__What you need to do__. Copy everything in the listing below word for word, apart from any images.

__Data excerpts__.
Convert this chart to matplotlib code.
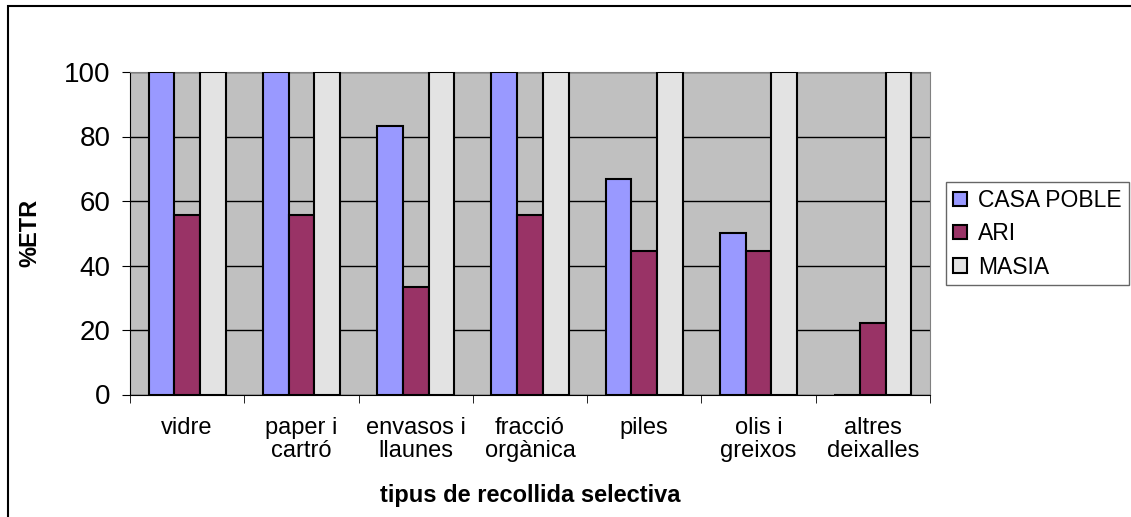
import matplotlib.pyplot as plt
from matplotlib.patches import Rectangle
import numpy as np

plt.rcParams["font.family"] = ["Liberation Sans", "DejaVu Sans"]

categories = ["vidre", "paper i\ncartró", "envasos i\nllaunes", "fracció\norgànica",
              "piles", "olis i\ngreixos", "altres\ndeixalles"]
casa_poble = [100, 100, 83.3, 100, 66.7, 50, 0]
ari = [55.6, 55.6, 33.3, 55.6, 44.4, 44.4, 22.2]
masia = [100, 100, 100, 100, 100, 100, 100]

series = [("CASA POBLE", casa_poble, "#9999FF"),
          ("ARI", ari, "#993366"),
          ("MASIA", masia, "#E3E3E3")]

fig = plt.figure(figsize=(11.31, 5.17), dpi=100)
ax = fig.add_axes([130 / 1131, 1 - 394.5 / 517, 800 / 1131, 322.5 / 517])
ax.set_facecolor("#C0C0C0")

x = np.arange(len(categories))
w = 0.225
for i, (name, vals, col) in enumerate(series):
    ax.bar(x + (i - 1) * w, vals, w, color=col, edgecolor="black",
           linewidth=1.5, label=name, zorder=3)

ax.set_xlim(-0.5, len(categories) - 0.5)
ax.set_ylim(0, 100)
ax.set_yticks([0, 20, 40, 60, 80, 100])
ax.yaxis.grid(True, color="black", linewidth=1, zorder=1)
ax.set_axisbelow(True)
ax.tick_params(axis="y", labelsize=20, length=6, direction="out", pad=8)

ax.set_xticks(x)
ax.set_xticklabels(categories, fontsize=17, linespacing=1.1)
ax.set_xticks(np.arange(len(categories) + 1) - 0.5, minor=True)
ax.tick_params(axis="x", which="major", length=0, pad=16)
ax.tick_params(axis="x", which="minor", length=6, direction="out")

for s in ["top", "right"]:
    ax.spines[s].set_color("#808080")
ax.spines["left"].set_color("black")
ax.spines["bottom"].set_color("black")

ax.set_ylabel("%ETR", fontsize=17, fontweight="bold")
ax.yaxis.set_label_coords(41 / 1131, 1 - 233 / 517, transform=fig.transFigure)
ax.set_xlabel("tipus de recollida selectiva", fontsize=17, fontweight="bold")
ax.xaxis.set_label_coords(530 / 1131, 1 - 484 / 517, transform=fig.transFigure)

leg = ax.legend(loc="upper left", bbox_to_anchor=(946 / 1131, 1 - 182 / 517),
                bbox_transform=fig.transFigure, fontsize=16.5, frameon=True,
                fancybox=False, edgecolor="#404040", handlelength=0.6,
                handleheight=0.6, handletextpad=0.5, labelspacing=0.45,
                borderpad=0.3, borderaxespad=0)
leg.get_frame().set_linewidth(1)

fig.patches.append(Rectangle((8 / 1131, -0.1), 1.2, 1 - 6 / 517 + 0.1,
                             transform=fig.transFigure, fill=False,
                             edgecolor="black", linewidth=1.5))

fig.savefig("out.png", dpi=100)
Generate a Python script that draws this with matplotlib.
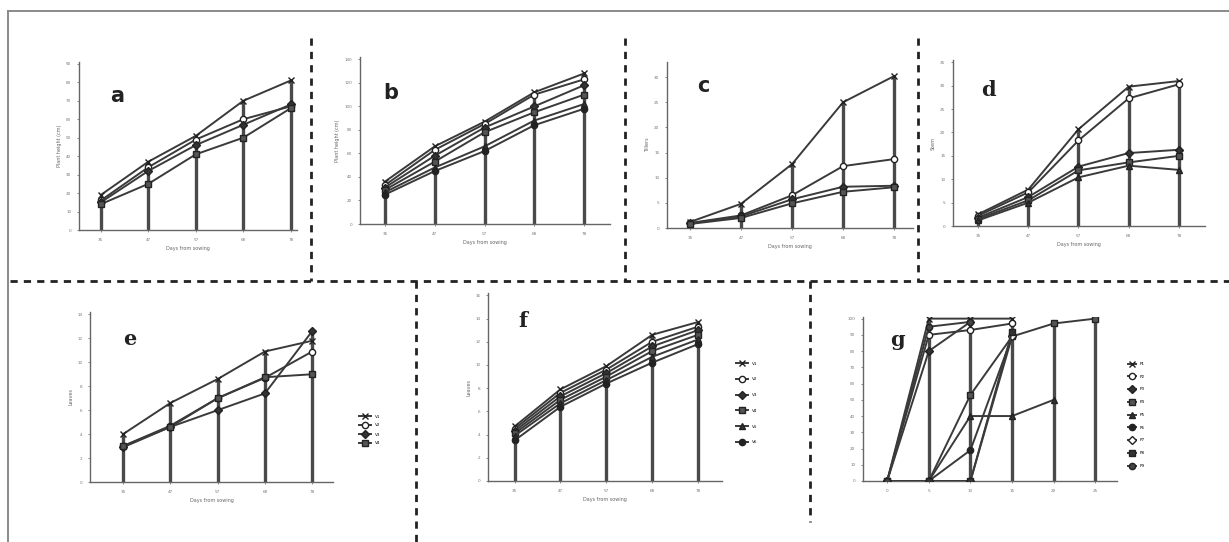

__Complete answer__.
Convert this chart to matplotlib code.
import matplotlib.pyplot as plt
from matplotlib.patches import Rectangle
import numpy as np

plt.rcParams["font.family"] = ["Liberation Sans", "DejaVu Sans"]

categories = ["vidre", "paper i\ncartró", "envasos i\nllaunes", "fracció\norgànica",
              "piles", "olis i\ngreixos", "altres\ndeixalles"]
casa_poble = [100, 100, 83.3, 100, 66.7, 50, 0]
ari = [55.6, 55.6, 33.3, 55.6, 44.4, 44.4, 22.2]
masia = [100, 100, 100, 100, 100, 100, 100]

series = [("CASA POBLE", casa_poble, "#9999FF"),
          ("ARI", ari, "#993366"),
          ("MASIA", masia, "#E3E3E3")]

fig = plt.figure(figsize=(11.31, 5.17), dpi=100)
ax = fig.add_axes([130 / 1131, 1 - 394.5 / 517, 800 / 1131, 322.5 / 517])
ax.set_facecolor("#C0C0C0")

x = np.arange(len(categories))
w = 0.225
for i, (name, vals, col) in enumerate(series):
    ax.bar(x + (i - 1) * w, vals, w, color=col, edgecolor="black",
           linewidth=1.5, label=name, zorder=3)

ax.set_xlim(-0.5, len(categories) - 0.5)
ax.set_ylim(0, 100)
ax.set_yticks([0, 20, 40, 60, 80, 100])
ax.yaxis.grid(True, color="black", linewidth=1, zorder=1)
ax.set_axisbelow(True)
ax.tick_params(axis="y", labelsize=20, length=6, direction="out", pad=8)

ax.set_xticks(x)
ax.set_xticklabels(categories, fontsize=17, linespacing=1.1)
ax.set_xticks(np.arange(len(categories) + 1) - 0.5, minor=True)
ax.tick_params(axis="x", which="major", length=0, pad=16)
ax.tick_params(axis="x", which="minor", length=6, direction="out")

for s in ["top", "right"]:
    ax.spines[s].set_color("#808080")
ax.spines["left"].set_color("black")
ax.spines["bottom"].set_color("black")

ax.set_ylabel("%ETR", fontsize=17, fontweight="bold")
ax.yaxis.set_label_coords(41 / 1131, 1 - 233 / 517, transform=fig.transFigure)
ax.set_xlabel("tipus de recollida selectiva", fontsize=17, fontweight="bold")
ax.xaxis.set_label_coords(530 / 1131, 1 - 484 / 517, transform=fig.transFigure)

leg = ax.legend(loc="upper left", bbox_to_anchor=(946 / 1131, 1 - 182 / 517),
                bbox_transform=fig.transFigure, fontsize=16.5, frameon=True,
                fancybox=False, edgecolor="#404040", handlelength=0.6,
                handleheight=0.6, handletextpad=0.5, labelspacing=0.45,
                borderpad=0.3, borderaxespad=0)
leg.get_frame().set_linewidth(1)

fig.patches.append(Rectangle((8 / 1131, -0.1), 1.2, 1 - 6 / 517 + 0.1,
                             transform=fig.transFigure, fill=False,
                             edgecolor="black", linewidth=1.5))

fig.savefig("out.png", dpi=100)
Generate a Python script that draws this with matplotlib.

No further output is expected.